You host the Four Corners Arts Forum on the KDUR Local Radio Station, where you interview other Durango artists. How would you describe the arts community here?

I was a founder of Studio &, shortly after leaving my position as the executive director of the Durango Arts Center. I’m a huge arts advocate. That’s why we started &; there was so much interesting artwork, not run-of-the-mill, so we didn’t know if we’d fit into the beautiful galleries around town. I’ve been doing the Four Corners Arts Forum for seven years; it’s an opportunity to get up-and-coming artists to come in and talk about themselves. Artists do not do that enough. I left & because I was ready to have my own space; there’s no way I could shoot a nude there! The privacy is and void. So it was time for me to expand on my own as an independent artist. You can be a leader in this community if you come from a place of authenticity.

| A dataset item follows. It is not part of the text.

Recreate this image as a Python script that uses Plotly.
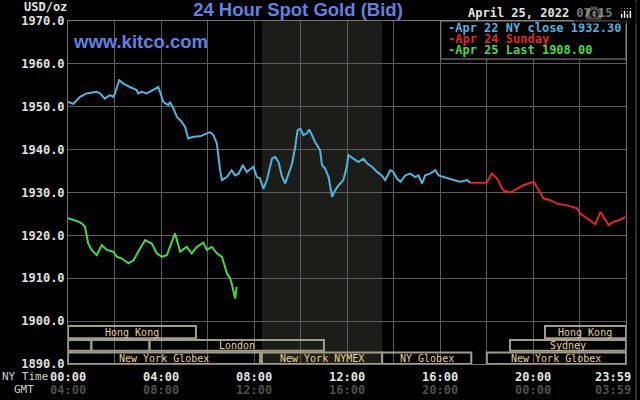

Tell me about the show you have coming up at The Rochester in April.

It’s called the “Gentile Gardener.” I’m getting married in November at The Rochester, and the garden there is such a special place. I’m always photographing gardens, wherever I go. They’re so intimate, a place where people can relax in little nooks and crannies. So it’s a collection of gardens from around the world, Luxembourg and Versailles, in Rome and Australia, and the people who take care of them.